--- BEGIN Record set ---
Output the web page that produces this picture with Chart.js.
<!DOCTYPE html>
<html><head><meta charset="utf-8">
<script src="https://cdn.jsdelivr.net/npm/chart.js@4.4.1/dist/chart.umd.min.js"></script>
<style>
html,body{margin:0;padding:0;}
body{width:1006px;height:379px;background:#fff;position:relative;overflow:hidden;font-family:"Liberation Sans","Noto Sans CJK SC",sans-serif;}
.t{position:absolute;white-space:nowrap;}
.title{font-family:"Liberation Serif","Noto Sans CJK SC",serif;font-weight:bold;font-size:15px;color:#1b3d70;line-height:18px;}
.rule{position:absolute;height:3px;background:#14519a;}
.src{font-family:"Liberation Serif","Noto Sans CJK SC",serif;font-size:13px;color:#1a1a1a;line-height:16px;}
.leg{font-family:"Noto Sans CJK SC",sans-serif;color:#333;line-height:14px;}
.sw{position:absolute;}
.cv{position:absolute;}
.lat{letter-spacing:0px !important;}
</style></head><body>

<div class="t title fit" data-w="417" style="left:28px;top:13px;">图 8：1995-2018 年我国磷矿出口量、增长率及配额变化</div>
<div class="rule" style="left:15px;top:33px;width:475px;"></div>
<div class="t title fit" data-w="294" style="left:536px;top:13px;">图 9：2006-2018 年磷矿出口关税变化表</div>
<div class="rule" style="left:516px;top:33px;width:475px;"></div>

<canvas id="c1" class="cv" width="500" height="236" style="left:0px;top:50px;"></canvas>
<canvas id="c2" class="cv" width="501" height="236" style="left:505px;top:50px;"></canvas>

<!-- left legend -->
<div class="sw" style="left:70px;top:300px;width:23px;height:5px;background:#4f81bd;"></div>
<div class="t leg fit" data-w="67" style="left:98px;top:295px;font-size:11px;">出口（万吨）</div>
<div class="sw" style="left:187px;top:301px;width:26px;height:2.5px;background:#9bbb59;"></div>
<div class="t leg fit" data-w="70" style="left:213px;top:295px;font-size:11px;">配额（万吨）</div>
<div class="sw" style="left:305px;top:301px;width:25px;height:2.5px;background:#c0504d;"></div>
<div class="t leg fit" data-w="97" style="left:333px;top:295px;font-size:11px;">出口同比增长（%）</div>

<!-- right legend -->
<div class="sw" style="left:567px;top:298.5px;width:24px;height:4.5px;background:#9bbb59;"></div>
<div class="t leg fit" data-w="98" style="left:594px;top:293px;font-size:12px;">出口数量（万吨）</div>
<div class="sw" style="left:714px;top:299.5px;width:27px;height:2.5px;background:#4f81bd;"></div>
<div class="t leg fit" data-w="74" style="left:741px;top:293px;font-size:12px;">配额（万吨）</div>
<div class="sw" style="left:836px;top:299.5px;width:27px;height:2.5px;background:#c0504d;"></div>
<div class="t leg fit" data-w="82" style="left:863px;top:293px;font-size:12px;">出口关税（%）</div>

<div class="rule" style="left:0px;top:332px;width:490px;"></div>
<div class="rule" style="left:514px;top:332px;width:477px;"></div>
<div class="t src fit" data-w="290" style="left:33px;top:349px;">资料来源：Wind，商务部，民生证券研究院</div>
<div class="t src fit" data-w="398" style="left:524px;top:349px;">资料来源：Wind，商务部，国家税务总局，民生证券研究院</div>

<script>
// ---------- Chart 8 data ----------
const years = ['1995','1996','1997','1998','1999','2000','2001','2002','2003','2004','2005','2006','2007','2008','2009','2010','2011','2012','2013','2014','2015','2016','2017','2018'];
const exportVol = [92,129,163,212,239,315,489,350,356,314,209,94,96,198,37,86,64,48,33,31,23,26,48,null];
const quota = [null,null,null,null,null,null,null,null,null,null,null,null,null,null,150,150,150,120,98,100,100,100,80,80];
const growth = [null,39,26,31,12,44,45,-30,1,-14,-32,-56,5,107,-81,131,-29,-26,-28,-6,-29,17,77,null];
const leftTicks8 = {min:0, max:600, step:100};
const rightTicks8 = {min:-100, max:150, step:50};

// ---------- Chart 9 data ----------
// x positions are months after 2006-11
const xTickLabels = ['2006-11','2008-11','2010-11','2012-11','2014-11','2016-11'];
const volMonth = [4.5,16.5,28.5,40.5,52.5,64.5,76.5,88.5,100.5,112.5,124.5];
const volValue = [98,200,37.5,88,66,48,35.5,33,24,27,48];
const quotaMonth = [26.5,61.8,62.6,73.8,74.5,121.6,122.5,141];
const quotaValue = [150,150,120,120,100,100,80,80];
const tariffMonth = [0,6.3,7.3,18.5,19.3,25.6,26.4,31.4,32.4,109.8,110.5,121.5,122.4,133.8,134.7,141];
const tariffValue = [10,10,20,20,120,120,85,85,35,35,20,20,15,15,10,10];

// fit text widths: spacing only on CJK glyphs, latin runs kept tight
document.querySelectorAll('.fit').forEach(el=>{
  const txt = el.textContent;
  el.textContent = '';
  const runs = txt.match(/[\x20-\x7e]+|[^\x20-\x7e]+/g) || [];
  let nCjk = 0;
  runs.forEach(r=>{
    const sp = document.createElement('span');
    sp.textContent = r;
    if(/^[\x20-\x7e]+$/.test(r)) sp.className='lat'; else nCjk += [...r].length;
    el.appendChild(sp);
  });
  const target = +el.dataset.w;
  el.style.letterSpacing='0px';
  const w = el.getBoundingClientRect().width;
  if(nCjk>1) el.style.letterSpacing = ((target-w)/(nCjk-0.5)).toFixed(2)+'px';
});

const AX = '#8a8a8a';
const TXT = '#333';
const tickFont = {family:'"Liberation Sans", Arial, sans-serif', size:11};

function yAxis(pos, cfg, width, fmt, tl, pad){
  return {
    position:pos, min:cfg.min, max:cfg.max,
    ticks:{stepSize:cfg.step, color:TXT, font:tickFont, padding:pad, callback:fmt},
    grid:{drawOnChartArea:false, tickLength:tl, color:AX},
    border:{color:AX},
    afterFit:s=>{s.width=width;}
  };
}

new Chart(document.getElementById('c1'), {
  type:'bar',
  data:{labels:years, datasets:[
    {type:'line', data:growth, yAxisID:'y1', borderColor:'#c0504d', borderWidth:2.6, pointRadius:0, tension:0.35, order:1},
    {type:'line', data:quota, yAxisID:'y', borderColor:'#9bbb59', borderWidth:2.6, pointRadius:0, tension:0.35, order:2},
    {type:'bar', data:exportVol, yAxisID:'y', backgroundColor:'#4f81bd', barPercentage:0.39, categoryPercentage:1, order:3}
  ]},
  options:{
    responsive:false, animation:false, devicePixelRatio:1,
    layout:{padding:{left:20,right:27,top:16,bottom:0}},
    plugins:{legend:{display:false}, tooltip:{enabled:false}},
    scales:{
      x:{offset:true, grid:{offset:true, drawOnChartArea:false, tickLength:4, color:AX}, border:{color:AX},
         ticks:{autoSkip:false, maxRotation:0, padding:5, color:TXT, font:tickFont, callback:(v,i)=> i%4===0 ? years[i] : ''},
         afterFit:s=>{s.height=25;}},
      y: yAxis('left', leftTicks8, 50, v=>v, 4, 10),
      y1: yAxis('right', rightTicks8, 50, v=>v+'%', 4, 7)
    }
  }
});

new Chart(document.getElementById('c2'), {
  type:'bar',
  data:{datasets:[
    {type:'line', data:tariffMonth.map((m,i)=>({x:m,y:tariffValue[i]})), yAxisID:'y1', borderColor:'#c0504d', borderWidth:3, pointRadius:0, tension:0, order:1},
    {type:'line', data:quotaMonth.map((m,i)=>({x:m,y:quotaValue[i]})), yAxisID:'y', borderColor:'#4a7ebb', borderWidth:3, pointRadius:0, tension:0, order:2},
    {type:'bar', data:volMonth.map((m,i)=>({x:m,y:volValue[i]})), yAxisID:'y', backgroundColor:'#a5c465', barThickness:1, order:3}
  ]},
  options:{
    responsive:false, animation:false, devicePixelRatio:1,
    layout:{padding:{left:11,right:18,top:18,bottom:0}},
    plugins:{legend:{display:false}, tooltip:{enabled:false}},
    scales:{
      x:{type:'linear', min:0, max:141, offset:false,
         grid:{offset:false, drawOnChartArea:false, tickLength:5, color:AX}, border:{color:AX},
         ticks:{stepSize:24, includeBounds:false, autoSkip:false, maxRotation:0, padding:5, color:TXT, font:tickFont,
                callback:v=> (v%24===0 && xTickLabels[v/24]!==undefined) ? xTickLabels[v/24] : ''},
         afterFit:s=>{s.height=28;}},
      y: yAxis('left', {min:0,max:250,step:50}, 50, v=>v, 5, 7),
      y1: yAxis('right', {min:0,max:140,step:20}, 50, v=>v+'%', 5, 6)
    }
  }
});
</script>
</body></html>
--- END Record set ---
--- BEGIN Record set ---
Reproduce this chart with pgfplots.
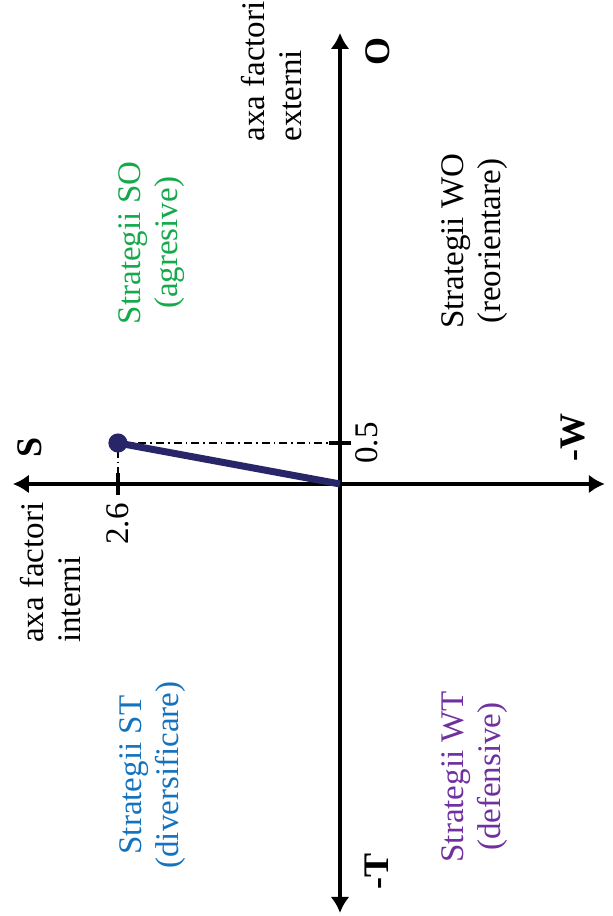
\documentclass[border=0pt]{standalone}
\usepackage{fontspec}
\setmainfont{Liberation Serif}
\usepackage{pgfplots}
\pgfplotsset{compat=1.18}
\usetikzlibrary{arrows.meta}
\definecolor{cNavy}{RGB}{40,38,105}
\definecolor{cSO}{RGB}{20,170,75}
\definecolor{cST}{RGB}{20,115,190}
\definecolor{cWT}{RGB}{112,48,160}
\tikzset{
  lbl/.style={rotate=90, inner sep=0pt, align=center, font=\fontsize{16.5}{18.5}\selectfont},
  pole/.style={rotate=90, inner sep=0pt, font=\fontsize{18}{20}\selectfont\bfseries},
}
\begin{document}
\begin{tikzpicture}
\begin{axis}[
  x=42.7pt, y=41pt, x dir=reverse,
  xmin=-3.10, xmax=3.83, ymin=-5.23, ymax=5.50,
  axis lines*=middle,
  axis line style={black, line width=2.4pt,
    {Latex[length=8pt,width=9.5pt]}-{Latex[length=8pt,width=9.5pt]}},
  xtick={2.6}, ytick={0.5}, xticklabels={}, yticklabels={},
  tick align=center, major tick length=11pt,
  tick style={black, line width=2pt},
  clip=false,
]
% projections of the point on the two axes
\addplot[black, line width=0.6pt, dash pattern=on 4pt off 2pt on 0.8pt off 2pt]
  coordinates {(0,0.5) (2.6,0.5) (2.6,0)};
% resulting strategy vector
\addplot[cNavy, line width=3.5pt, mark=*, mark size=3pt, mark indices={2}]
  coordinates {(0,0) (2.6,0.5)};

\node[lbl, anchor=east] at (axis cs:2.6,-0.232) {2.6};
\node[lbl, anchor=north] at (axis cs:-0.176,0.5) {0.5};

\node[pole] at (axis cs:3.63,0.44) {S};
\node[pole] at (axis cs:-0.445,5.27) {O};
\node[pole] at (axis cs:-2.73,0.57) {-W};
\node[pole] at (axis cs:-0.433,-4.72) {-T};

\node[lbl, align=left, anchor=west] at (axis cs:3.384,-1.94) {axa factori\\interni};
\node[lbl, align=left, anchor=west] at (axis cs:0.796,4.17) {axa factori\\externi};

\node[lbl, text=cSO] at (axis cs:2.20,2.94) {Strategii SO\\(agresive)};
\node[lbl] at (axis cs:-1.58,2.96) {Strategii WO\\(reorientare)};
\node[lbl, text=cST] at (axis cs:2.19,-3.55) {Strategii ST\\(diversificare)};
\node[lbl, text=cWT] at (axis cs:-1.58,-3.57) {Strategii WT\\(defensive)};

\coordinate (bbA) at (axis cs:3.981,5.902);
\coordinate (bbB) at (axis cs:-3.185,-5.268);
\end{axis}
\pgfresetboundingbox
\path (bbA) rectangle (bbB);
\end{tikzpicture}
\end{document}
--- END Record set ---
> [What to work on]: Using the entries above, return each line that includes the word "this".

> [Task answer]:
Output the web page that produces this picture with Chart.js.
Reproduce this chart with pgfplots.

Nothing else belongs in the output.